Taking these several cases and Rule 4:1(b)(3) and applying them to our case, the Court makes the following findings:
(1) The materials in question are the work product of defense counsel and his expert prepared after litigation began and relate to issues of this litigation.
(2) The letter of July 24, 2000, from Dr. Kade to Mr. Braley with its attachments are in the opinion of the court subject to the privilege in that they suggest possible theories of defense as opposed to the opinion rendered by the expert.
(3) The letters of June 20 and 23,2000, from Mr. Braley to Dr. Kade are engagement letters which provide information regarding the case.
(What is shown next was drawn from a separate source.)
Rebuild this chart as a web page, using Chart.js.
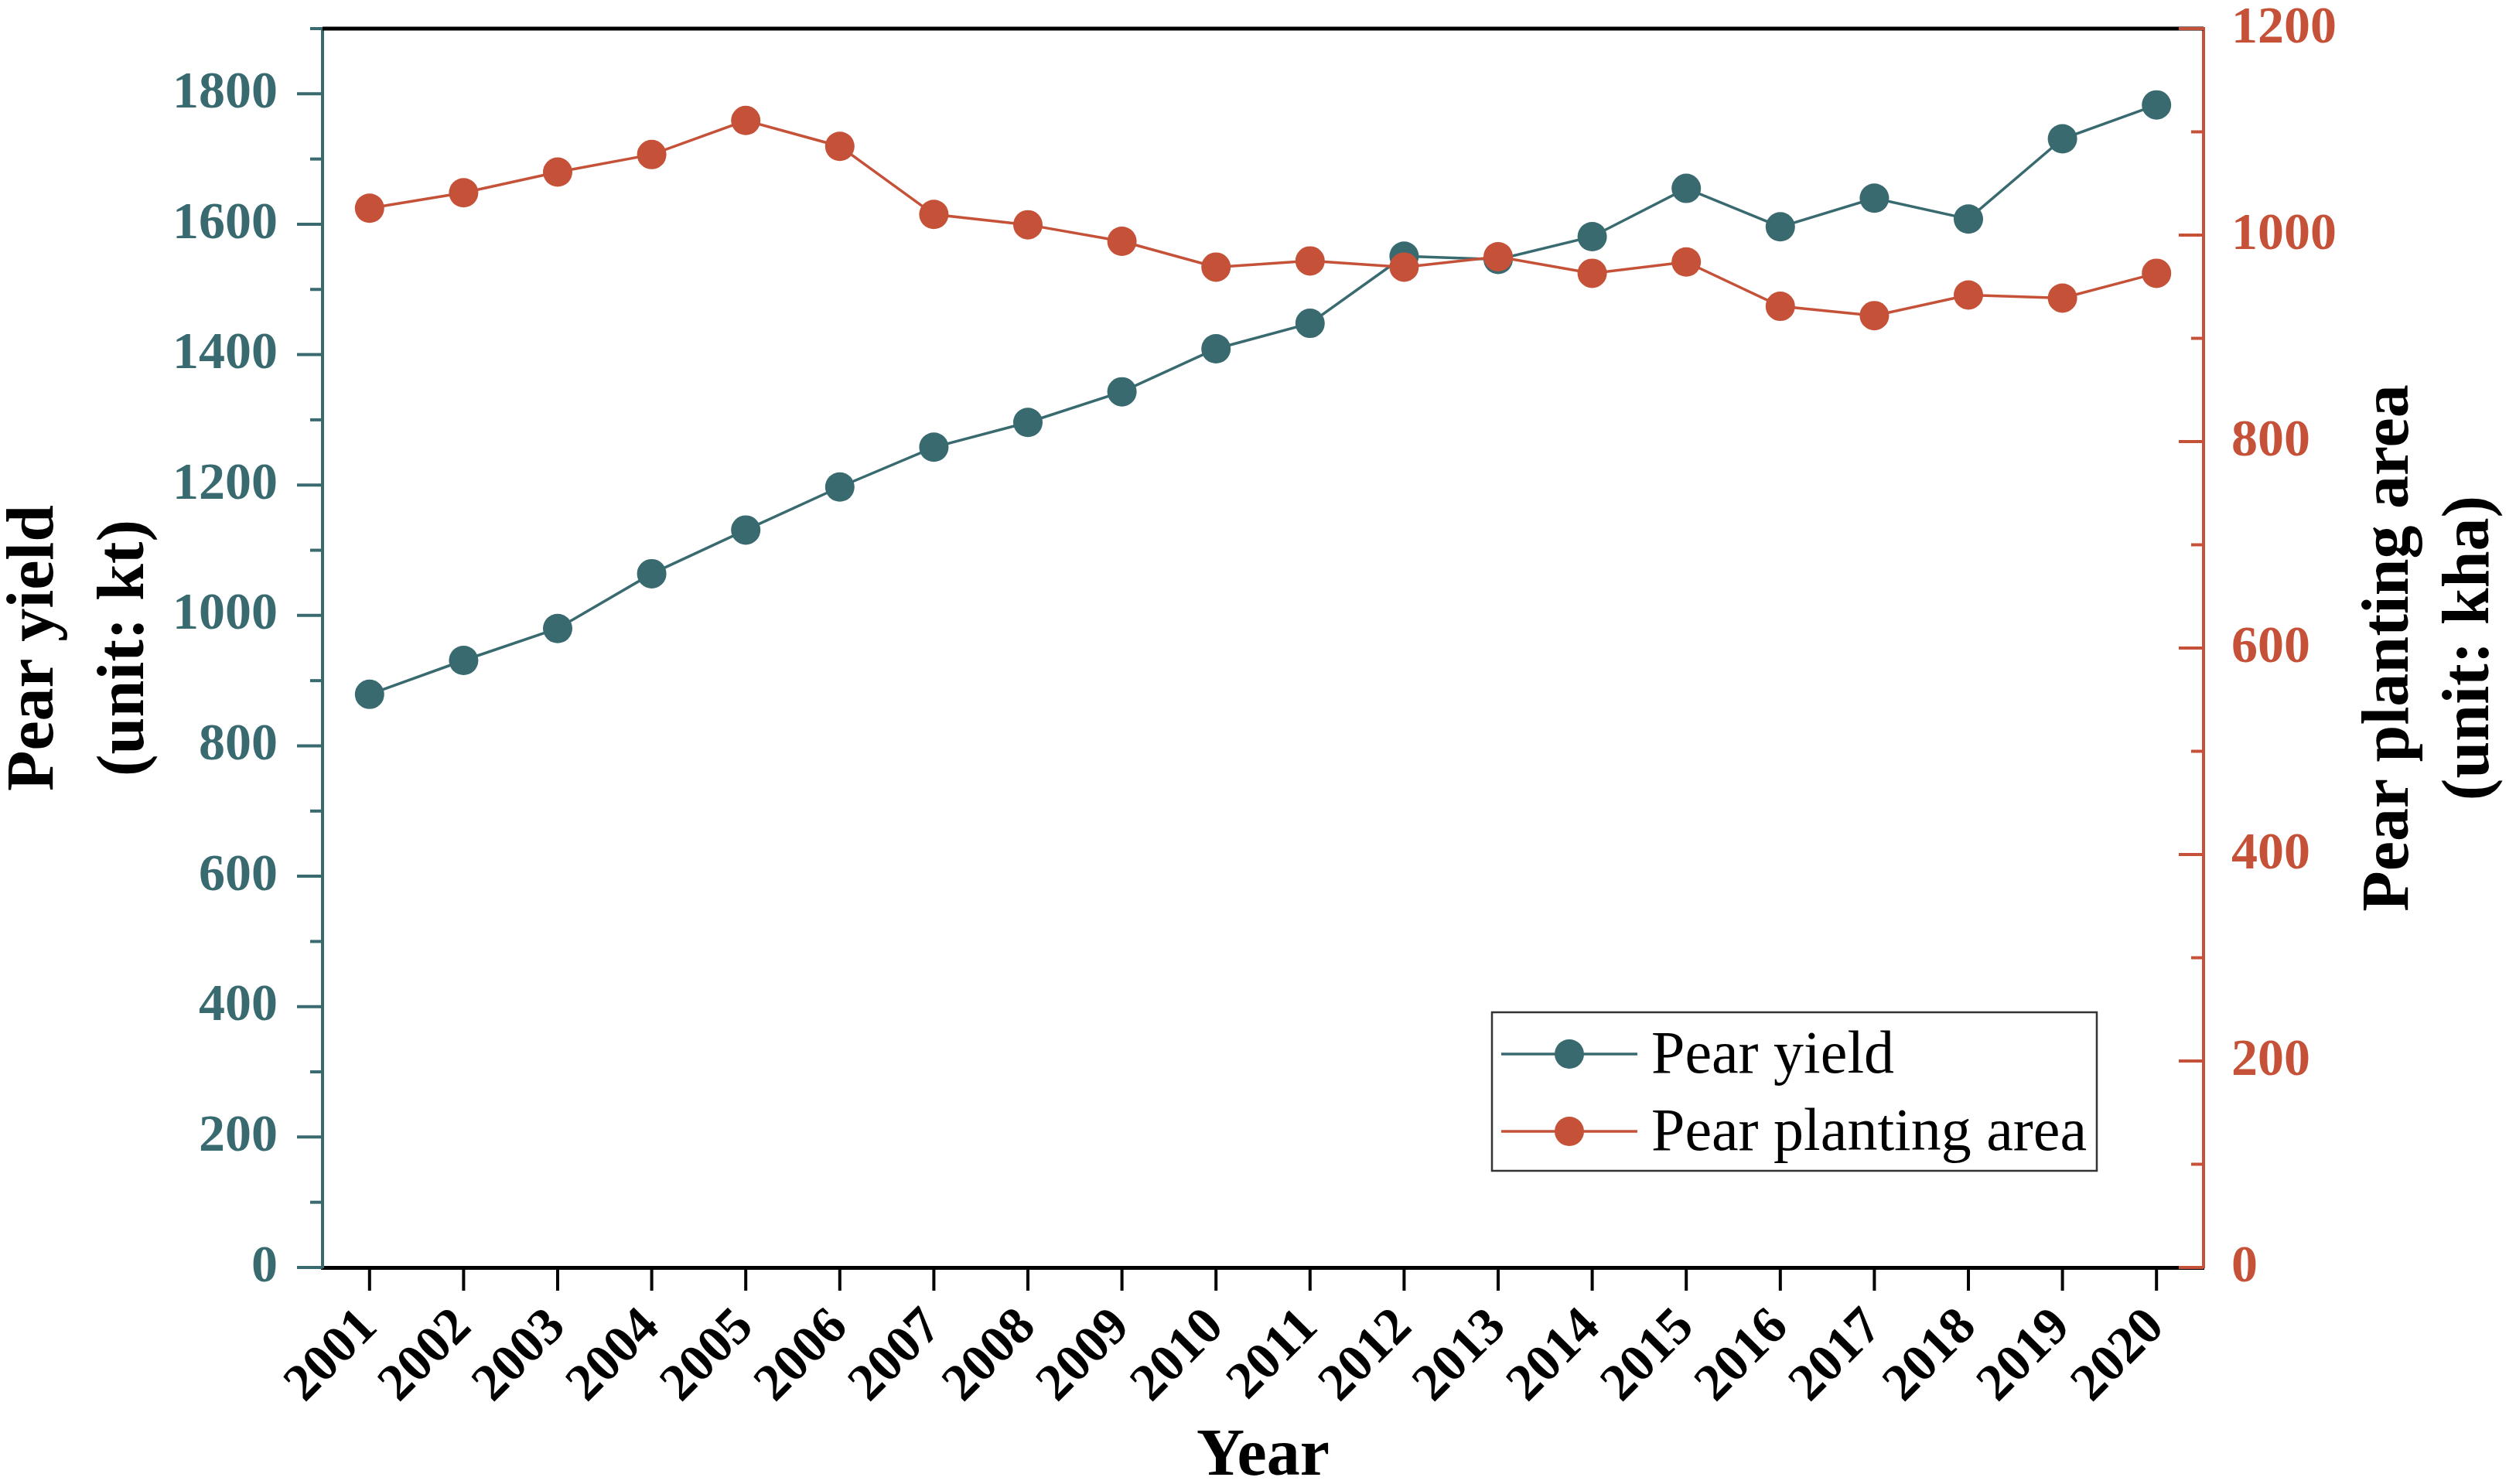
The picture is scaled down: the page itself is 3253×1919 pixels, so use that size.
<!DOCTYPE html>
<html>
<head>
<meta charset="utf-8">
<script src="https://cdn.jsdelivr.net/npm/chart.js@4.4.0/dist/chart.umd.min.js"></script>
<style>
  html, body { margin: 0; padding: 0; background: #fff; }
  #chart { display: block; }
</style>
</head>
<body>
<canvas id="chart" width="3253" height="1919" style="width:3253px;height:1919px"></canvas>
<script>
const years = ["2001", "2002", "2003", "2004", "2005", "2006", "2007", "2008", "2009", "2010",
  "2011", "2012", "2013", "2014", "2015", "2016", "2017", "2018", "2019", "2020"];
const pearYield = [879, 931, 980, 1064, 1131, 1197, 1258, 1296, 1343, 1409,
  1448, 1551, 1546, 1581, 1655, 1596, 1640, 1608, 1731, 1783];
const plantingArea = [1026, 1041, 1061, 1078, 1111, 1086, 1020, 1010, 994, 969,
  975, 969, 979, 963, 974, 931, 922, 942, 939, 963];
const yieldTicks = [0, 200, 400, 600, 800, 1000, 1200, 1400, 1600, 1800];
const areaTicks = [0, 200, 400, 600, 800, 1000, 1200];

const TEAL = "#386a70";
const RED = "#c55238";
const SERIF = "'Liberation Serif', 'Times New Roman', serif";

// ticks (major + minor), top frame line, y titles and the boxed legend
const decorations = {
  id: "decorations",
  afterDraw(chart) {
    const ctx = chart.ctx;
    const { left, right, top, bottom } = chart.chartArea;
    const y = chart.scales.y, y1 = chart.scales.y1, x = chart.scales.x;
    ctx.save();

    // top frame
    ctx.strokeStyle = "#000";
    ctx.lineWidth = 5;
    ctx.beginPath();
    ctx.moveTo(left, top);
    ctx.lineTo(right, top);
    ctx.stroke();

    // left axis ticks (outward)
    ctx.strokeStyle = TEAL;
    ctx.lineWidth = 4;
    for (let v = 0; v <= y.max; v += 100) {
      const py = y.getPixelForValue(v);
      const len = v % 200 === 0 ? 33 : 16;
      ctx.beginPath();
      ctx.moveTo(left - len, py);
      ctx.lineTo(left, py);
      ctx.stroke();
    }

    // right axis ticks (inward)
    ctx.strokeStyle = RED;
    for (let v = 0; v <= y1.max; v += 100) {
      const py = y1.getPixelForValue(v);
      const len = v % 200 === 0 ? 32 : 16;
      ctx.beginPath();
      ctx.moveTo(right - len, py);
      ctx.lineTo(right, py);
      ctx.stroke();
    }

    // x ticks
    ctx.strokeStyle = "#000";
    ctx.lineWidth = 4;
    years.forEach((_, i) => {
      const px = x.getPixelForValue(i);
      ctx.beginPath();
      ctx.moveTo(px, bottom);
      ctx.lineTo(px, bottom + 30);
      ctx.stroke();
    });

    // y titles, both reading bottom to top
    ctx.fillStyle = "#000";
    ctx.font = "bold 86px " + SERIF;
    ctx.textAlign = "center";
    ctx.textBaseline = "middle";
    const midY = (top + bottom) / 2;
    [[46, "Pear yield"], [163, "(unit: kt)"], [3091, "Pear planting area"], [3195, "(unit: kha)"]]
      .forEach(([tx, text]) => {
        ctx.save();
        ctx.translate(tx, midY);
        ctx.rotate(-Math.PI / 2);
        ctx.fillText(text, 0, 0);
        ctx.restore();
      });

    // legend
    const bx = 1929, by = 1309, bw = 782, bh = 205;
    ctx.strokeStyle = "#333";
    ctx.lineWidth = 2.5;
    ctx.strokeRect(bx, by, bw, bh);
    ctx.font = "78px " + SERIF;
    ctx.textAlign = "left";
    chart.data.datasets.forEach((ds, i) => {
      const ry = by + 54 + i * 100;
      ctx.strokeStyle = ds.borderColor;
      ctx.lineWidth = 3.5;
      ctx.beginPath();
      ctx.moveTo(bx + 12, ry);
      ctx.lineTo(bx + 188, ry);
      ctx.stroke();
      ctx.fillStyle = ds.pointBackgroundColor;
      ctx.beginPath();
      ctx.arc(bx + 100, ry, 19, 0, Math.PI * 2);
      ctx.fill();
      ctx.fillStyle = "#000";
      ctx.fillText(ds.label, bx + 206, ry + 4);
    });
    ctx.restore();
  }
};

function noPad(scale) {
  scale.paddingTop = 0;
  scale.paddingBottom = 0;
  scale.paddingLeft = 0;
  scale.paddingRight = 0;
}

new Chart(document.getElementById("chart"), {
  type: "line",
  data: {
    labels: years,
    datasets: [
      {
        label: "Pear yield",
        data: pearYield,
        yAxisID: "y",
        borderColor: TEAL,
        backgroundColor: TEAL,
        pointBackgroundColor: TEAL,
        pointBorderWidth: 0,
        pointRadius: 19,
        borderWidth: 3.5,
        order: 1,
      },
      {
        label: "Pear planting area",
        data: plantingArea,
        yAxisID: "y1",
        borderColor: RED,
        backgroundColor: RED,
        pointBackgroundColor: RED,
        pointBorderWidth: 0,
        pointRadius: 19,
        borderWidth: 3.5,
        order: 0,
      },
    ],
  },
  options: {
    responsive: false,
    animation: false,
    devicePixelRatio: 1,
    layout: { padding: { top: 37, left: 0, right: 0, bottom: 0 } },
    plugins: { legend: { display: false }, tooltip: { enabled: false } },
    elements: { line: { tension: 0 } },
    scales: {
      x: {
        type: "category",
        offset: true,
        grid: { display: false, drawTicks: false },
        border: { display: true, color: "#000", width: 5 },
        ticks: {
          color: "#000",
          font: { family: SERIF, size: 68, weight: "bold" },
          minRotation: 45,
          maxRotation: 45,
          padding: 38,
          autoSkip: false,
        },
        title: {
          display: true,
          text: "Year",
          color: "#000",
          font: { family: SERIF, size: 86, weight: "bold", lineHeight: 0.8 },
          padding: { top: 0, bottom: 0 },
        },
        afterFit(scale) { scale.height = 280; noPad(scale); },
      },
      y: {
        position: "left",
        min: 0,
        max: 1900,
        grid: { display: false, drawTicks: false },
        border: { display: true, color: TEAL, width: 4 },
        ticks: {
          color: TEAL,
          font: { family: SERIF, size: 68, weight: "bold" },
          padding: 58,
          callback: (v) => String(v),
        },
        afterBuildTicks(scale) { scale.ticks = yieldTicks.map((v) => ({ value: v })); },
        afterFit(scale) { scale.width = 417; noPad(scale); },
      },
      y1: {
        position: "right",
        min: 0,
        max: 1200,
        grid: { display: false, drawTicks: false },
        border: { display: true, color: RED, width: 4 },
        ticks: {
          color: RED,
          font: { family: SERIF, size: 68, weight: "bold" },
          padding: 36,
          callback: (v) => String(v),
        },
        afterBuildTicks(scale) { scale.ticks = areaTicks.map((v) => ({ value: v })); },
        afterFit(scale) { scale.width = 404; noPad(scale); },
      },
    },
  },
  plugins: [decorations],
});
</script>
</body>
</html>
A reasonable view of the information leads me to conclude that Dr. Kade would use this in preparation of his opinion and is discoverable.
(4) The remaining correspondence is composed of routine transmittal letters, which should be disclosed since they identify various materials sent to the expert for his review and opinion.
(5) There is no suggestion the material is available from other sources and it could be highly relevant in reviewing the potential expert testimony.
In summary, I am persuaded that Lamonds, supra, represents the more modem application of discovery practice and to the extent that the materials sought relate to the preparation of expert testimony for trial they should be produced. Obviously, I do not believe that either of the two Virginia cases, Rakes or Edwards, supra, preclude this result and are factually inapposite to our case. By disclosing material to an expert to assist him in preparing expert opinion for trial, counsel opens the discovery door. On the other hand, asking an expert to assist counsel in preparation for cross-examination of another expert moves into the area of legal theories which are protected by the rule.
Therefore the motion to quash is denied in part and granted in part.